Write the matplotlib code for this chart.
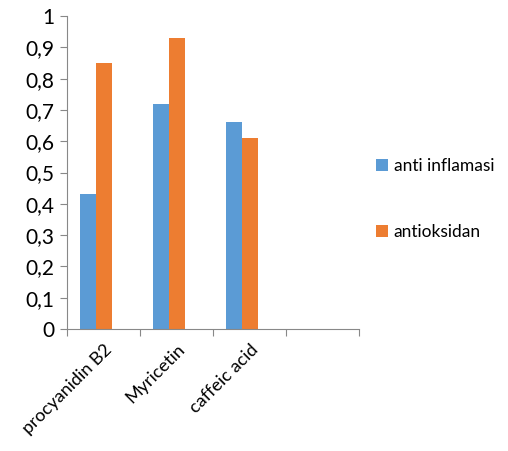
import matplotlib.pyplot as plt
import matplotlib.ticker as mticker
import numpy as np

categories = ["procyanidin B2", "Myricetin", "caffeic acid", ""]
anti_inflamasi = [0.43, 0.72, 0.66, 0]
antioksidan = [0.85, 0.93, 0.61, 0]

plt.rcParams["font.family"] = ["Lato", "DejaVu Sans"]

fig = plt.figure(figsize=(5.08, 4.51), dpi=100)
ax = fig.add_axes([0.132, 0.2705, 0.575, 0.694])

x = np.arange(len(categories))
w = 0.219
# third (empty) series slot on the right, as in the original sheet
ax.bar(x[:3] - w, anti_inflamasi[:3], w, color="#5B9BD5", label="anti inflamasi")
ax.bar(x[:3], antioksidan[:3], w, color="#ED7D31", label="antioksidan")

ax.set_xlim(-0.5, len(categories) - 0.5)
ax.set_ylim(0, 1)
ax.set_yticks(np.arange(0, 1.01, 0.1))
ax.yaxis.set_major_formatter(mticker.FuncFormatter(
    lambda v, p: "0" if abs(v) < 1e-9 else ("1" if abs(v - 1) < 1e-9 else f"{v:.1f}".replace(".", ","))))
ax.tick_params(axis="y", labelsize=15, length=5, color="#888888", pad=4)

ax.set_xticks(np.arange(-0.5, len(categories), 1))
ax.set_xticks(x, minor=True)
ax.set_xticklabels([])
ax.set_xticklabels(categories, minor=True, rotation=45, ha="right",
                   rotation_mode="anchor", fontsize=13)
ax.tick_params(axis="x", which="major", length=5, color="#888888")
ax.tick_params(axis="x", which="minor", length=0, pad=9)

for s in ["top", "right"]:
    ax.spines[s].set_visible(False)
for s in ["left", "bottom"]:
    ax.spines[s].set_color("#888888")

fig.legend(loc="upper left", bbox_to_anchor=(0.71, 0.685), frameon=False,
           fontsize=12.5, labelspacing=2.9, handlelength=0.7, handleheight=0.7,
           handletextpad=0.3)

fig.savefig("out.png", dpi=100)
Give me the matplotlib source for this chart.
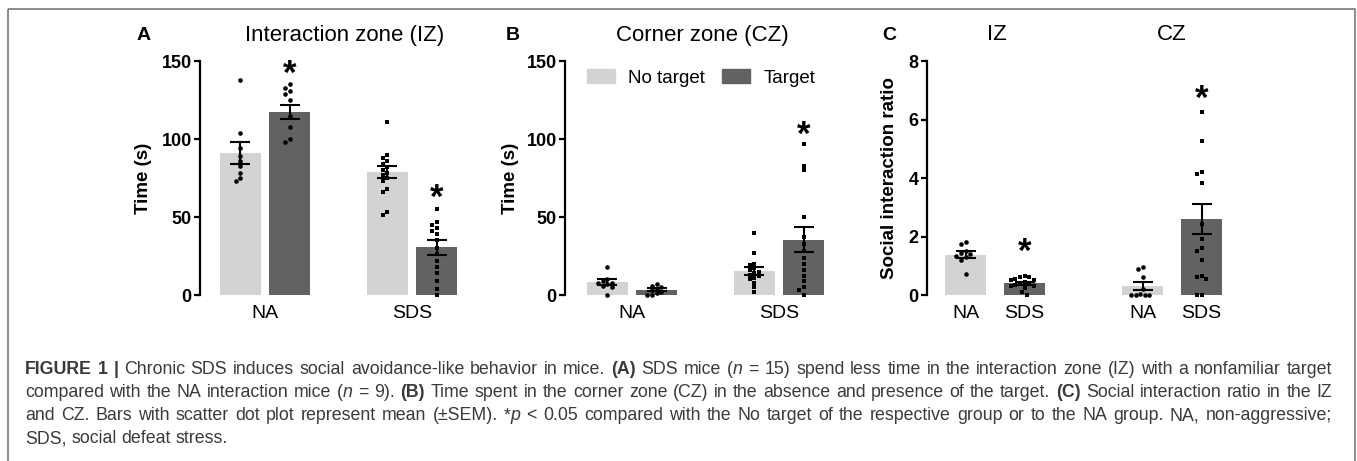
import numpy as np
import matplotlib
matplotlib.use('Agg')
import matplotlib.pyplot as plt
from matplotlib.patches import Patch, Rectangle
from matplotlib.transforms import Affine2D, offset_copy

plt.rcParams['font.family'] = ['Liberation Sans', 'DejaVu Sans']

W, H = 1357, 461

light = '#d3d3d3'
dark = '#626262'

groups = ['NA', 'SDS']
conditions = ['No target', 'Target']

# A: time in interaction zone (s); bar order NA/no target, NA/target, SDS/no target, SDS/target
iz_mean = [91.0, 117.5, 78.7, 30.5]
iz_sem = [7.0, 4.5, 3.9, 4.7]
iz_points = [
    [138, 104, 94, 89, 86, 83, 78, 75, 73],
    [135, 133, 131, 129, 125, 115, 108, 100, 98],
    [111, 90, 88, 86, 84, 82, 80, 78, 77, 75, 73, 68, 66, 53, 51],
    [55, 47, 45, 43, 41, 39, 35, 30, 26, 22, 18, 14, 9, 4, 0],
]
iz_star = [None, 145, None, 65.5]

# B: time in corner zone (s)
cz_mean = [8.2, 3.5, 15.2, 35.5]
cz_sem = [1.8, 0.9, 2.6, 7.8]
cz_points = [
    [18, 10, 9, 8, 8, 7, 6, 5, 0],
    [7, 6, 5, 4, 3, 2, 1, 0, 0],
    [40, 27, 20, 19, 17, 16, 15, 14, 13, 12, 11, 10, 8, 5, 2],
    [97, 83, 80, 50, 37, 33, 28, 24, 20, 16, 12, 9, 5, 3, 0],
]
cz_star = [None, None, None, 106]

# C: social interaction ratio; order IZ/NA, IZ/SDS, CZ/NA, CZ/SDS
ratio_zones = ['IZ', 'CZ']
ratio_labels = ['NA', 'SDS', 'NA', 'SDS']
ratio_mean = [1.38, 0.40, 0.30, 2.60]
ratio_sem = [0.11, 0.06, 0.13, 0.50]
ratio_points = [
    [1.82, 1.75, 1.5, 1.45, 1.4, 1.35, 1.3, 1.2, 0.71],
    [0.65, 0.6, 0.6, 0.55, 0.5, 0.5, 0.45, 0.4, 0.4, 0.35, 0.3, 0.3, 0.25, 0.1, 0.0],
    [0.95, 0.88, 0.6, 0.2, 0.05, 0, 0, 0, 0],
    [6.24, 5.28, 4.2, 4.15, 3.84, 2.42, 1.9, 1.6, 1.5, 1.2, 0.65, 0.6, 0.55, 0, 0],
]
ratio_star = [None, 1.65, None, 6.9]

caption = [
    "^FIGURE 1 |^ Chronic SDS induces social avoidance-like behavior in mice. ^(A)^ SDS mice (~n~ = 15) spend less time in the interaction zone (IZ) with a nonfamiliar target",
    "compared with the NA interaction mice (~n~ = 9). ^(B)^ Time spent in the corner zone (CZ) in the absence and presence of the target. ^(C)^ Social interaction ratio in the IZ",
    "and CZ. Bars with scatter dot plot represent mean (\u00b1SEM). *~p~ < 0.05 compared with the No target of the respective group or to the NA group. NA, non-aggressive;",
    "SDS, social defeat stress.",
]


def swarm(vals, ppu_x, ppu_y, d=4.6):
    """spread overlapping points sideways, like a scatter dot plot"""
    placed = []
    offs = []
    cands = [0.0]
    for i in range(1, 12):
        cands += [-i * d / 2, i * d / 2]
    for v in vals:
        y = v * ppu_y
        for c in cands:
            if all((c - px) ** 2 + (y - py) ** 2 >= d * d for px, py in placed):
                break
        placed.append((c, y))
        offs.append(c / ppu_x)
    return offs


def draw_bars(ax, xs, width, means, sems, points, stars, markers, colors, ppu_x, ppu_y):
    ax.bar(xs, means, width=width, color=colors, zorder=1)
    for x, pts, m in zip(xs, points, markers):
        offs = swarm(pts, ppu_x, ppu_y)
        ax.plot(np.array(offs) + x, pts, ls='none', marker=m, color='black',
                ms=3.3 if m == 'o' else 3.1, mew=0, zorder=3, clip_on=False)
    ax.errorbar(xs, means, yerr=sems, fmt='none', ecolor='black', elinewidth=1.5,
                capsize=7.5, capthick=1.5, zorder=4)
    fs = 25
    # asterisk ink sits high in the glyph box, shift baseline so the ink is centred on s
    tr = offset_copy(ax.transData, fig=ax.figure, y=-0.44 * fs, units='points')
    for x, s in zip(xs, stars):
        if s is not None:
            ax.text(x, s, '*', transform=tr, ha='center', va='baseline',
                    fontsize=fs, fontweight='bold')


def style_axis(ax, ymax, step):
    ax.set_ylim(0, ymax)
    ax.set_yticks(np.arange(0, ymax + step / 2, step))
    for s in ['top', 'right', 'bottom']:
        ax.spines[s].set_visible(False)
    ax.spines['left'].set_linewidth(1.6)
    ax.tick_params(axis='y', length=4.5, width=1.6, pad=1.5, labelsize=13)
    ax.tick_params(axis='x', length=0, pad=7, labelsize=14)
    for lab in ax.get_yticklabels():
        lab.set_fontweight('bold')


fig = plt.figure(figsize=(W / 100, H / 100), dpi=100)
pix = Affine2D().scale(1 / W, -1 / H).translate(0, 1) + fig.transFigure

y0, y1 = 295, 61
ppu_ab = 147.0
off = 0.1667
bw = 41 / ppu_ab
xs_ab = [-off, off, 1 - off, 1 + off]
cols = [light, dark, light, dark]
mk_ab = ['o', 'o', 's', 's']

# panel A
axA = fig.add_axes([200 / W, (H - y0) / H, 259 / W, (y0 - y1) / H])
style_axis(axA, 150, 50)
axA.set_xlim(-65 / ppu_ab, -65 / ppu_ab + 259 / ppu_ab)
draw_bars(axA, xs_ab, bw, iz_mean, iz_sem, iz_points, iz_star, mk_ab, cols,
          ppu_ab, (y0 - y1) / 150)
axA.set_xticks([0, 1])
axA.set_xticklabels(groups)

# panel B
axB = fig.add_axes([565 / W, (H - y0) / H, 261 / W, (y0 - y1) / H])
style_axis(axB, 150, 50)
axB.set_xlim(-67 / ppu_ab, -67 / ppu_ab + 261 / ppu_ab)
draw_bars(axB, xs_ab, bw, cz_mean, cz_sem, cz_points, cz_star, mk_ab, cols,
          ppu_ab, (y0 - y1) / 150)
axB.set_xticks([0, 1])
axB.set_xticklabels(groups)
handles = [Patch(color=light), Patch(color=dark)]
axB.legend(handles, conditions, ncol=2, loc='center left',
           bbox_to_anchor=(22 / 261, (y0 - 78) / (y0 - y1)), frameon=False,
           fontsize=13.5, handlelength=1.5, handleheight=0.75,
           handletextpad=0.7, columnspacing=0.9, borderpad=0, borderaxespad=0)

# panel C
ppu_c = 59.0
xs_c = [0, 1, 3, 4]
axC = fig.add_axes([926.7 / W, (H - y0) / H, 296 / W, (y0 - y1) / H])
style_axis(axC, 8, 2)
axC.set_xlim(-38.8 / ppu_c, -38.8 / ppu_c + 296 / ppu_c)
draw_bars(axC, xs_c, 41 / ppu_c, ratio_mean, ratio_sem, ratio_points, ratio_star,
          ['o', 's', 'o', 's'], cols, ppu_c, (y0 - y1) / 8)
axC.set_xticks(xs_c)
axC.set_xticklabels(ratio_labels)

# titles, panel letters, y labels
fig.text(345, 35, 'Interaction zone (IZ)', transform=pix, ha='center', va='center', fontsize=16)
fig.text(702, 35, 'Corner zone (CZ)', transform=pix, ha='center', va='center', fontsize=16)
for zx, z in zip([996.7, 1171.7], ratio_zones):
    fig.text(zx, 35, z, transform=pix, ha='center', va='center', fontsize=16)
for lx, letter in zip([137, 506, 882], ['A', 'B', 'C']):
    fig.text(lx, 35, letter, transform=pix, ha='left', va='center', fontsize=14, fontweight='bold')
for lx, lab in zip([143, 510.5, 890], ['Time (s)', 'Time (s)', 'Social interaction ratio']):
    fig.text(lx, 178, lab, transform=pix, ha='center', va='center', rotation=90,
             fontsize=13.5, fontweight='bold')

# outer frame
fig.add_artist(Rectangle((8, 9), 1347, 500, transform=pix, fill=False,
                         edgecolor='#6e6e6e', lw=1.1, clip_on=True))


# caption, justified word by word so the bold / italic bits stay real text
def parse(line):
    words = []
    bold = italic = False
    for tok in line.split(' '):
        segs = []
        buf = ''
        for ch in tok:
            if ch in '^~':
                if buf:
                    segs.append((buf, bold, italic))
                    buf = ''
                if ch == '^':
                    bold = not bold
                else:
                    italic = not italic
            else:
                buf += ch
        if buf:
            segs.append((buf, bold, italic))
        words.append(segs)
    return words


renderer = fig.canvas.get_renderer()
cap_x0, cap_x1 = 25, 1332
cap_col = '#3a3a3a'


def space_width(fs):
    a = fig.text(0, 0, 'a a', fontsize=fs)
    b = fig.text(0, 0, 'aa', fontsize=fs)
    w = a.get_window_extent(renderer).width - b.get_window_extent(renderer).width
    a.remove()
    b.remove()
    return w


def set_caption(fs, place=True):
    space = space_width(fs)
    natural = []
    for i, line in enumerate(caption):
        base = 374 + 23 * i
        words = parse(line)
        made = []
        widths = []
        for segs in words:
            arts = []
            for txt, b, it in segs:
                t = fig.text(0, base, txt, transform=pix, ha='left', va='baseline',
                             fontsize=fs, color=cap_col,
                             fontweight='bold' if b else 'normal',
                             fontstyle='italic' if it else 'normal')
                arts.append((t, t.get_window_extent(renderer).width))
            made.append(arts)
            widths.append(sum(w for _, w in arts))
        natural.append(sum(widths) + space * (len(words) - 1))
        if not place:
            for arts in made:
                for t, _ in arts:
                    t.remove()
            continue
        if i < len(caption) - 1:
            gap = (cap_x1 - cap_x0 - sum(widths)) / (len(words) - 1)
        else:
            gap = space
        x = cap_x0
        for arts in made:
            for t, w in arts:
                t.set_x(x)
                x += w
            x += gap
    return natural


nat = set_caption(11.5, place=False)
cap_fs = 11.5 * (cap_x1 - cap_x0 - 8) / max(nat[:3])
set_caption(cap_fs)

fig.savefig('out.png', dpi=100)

---

What's needed is an exact copy of the records above from the line containing "Give me the matplotlib source for this chart." down to the line containing "conditions = ['No target', 'Target']", both included, without any pictures.

**Solution to this task:**
Give me the matplotlib source for this chart.
import numpy as np
import matplotlib
matplotlib.use('Agg')
import matplotlib.pyplot as plt
from matplotlib.patches import Patch, Rectangle
from matplotlib.transforms import Affine2D, offset_copy

plt.rcParams['font.family'] = ['Liberation Sans', 'DejaVu Sans']

W, H = 1357, 461

light = '#d3d3d3'
dark = '#626262'

groups = ['NA', 'SDS']
conditions = ['No target', 'Target']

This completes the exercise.